The American planes devastated Brunswick, the medieval seat of the Duchy of Brunswick, and its civilian population. All that was left of its historic centre was the fountain and a statue of its legendary native son, the astute Till Eulenspiegel (and his seven owls), surveying the ruins around him and smiling knowingly. They didn't even spare the woods near the steelworks or our camp. They dropped mines which left deep craters surrounded by trees broken like matchsticks. They clearly despised conventional bombs. The deadly splinters from one of their anti-personnel bombs penetrated the hospital's wooden fence and made a deep hole in my nose. A doctor operated on it the next day, removing the gangrenous tissue from the flesh without anaesthetic; there wasn't any for the prisoners, or drugs. I survived, unlike others from our hospital who had been injured in the raid.
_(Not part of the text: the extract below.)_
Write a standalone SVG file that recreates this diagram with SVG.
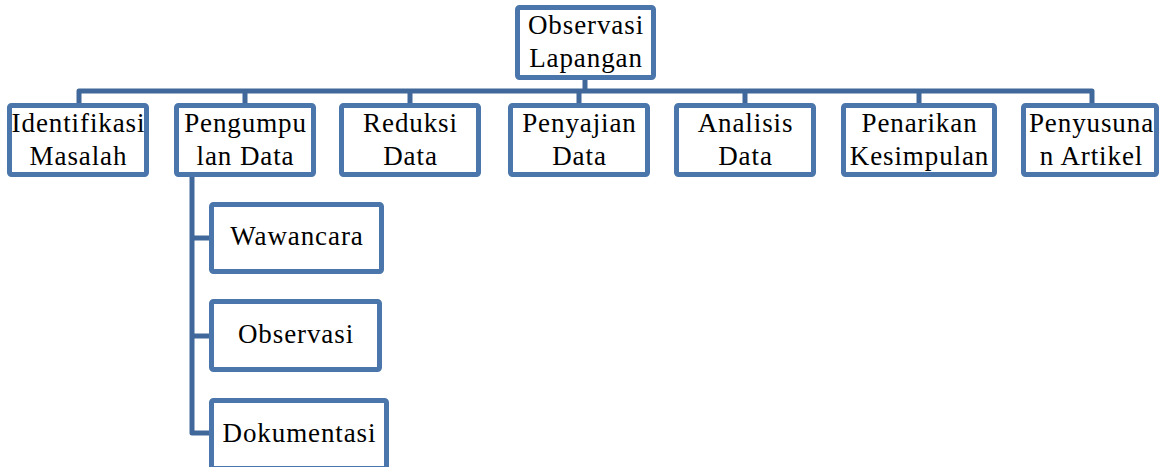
<svg xmlns="http://www.w3.org/2000/svg" width="1159" height="467" viewBox="0 0 1159 467">
<style>
.box{fill:#fff;stroke:#4a76ac;stroke-width:5}
.t{font-family:'Liberation Serif','DejaVu Serif',serif;font-size:27px;letter-spacing:0.9px;fill:#000;text-anchor:middle}
.c{fill:none;stroke:#40689a;stroke-width:5;stroke-linejoin:round}
</style>
<rect width="1159" height="467" fill="#fff"/>
<g id="connectors">
<path class="c" d="M585 80V91M79 103V91H1092V103M245 91V103M410 91V103M579 91V103M745 91V103M919 91V103"/>
<path class="c" d="M192 177V433H209M192 238H209M192 336H209"/>
</g>
<g id="observasi-lapangan"><rect class="box" x="517.5" y="7.5" width="136" height="70" rx="2"/><text class="t" x="586" y="34">Observasi</text><text class="t" x="586" y="67">Lapangan</text></g>
<g id="identifikasi"><rect class="box" x="9.5" y="105.5" width="137" height="69" rx="2"/><text class="t" x="78.5" y="132">Identifikasi</text><text class="t" x="78.5" y="165">Masalah</text></g>
<g id="pengumpulan"><rect class="box" x="176.5" y="105.5" width="137" height="69" rx="2"/><text class="t" x="245.5" y="132">Pengumpu</text><text class="t" x="245.5" y="165">lan Data</text></g>
<g id="reduksi"><rect class="box" x="341.5" y="105.5" width="137" height="69" rx="2"/><text class="t" x="410.5" y="132">Reduksi</text><text class="t" x="410.5" y="165">Data</text></g>
<g id="penyajian"><rect class="box" x="510.5" y="105.5" width="137" height="69" rx="2"/><text class="t" x="579.5" y="132">Penyajian</text><text class="t" x="579.5" y="165">Data</text></g>
<g id="analisis"><rect class="box" x="676.5" y="105.5" width="137" height="69" rx="2"/><text class="t" x="745.5" y="132">Analisis</text><text class="t" x="745.5" y="165">Data</text></g>
<g id="penarikan"><rect class="box" x="843.5" y="105.5" width="151" height="69" rx="2"/><text class="t" x="919.5" y="132">Penarikan</text><text class="t" x="919.5" y="165">Kesimpulan</text></g>
<g id="penyusunan"><rect class="box" x="1023.5" y="105.5" width="133" height="69" rx="2"/><text class="t" x="1091.5" y="132">Penyusuna</text><text class="t" x="1091.5" y="165">n Artikel</text></g>
<g id="wawancara"><rect class="box" x="211.5" y="204.5" width="170" height="67" rx="2"/><text class="t" x="297" y="245">Wawancara</text></g>
<g id="observasi"><rect class="box" x="211.5" y="301.5" width="168" height="68" rx="2"/><text class="t" x="296" y="343">Observasi</text></g>
<g id="dokumentasi"><rect class="box" x="211.5" y="400.5" width="175" height="68" rx="2"/><text class="t" x="299.5" y="442">Dokumentasi</text></g>
</svg>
But how many millions of others have not survived American "retaliation", beginning with Hiroshima?

During later raids, the warders took all of us from the hospital with them into the woods. We took as many of our fellow-prisoners as we could the warders didn't have time to be surprised by the number of "patients"! One raid was particularly awful. The planes were circling above us we called them "coffee grinders" and there was a noise like coke being unloaded into a cellar, a swishing sound we knew from experience that bombs whose swish we could hear before they landed wouldn't hit us directly. Mines and trees were falling all around us. We tried to find cover on the ground. Our camp was levelled to the ground, and we and the hospital were moved into the completely untouched grounds of the Goering works. For years after the war I suffered from shock brought on by the drone of planes.

So I've lived through the threat of death from the skies, along with the Japanese, Koreans, Vietnamese and Yugoslavs ordinary people subjected to "humanitarian" bombing. And I'm terrified at what some of these enraged American "heroes" are capable of by way of "retaliation", now that they've experienced in their previously invulnerable country some of the horror which innocent people throughout the world have been going through for decades at the hands of the USA.

Even though no American has ever been punished in the USA for killing civilians abroad, it's right that those who caused the death of innocent civilians in the planes and buildings on Sept.11 should be punished. But it's also high time that double standards were dropped and all of the guilty punished in accordance with the law, whoever they are. But not the innocent.
And not because of a country's "collective guilt". Punishment Yes! Retaliation No!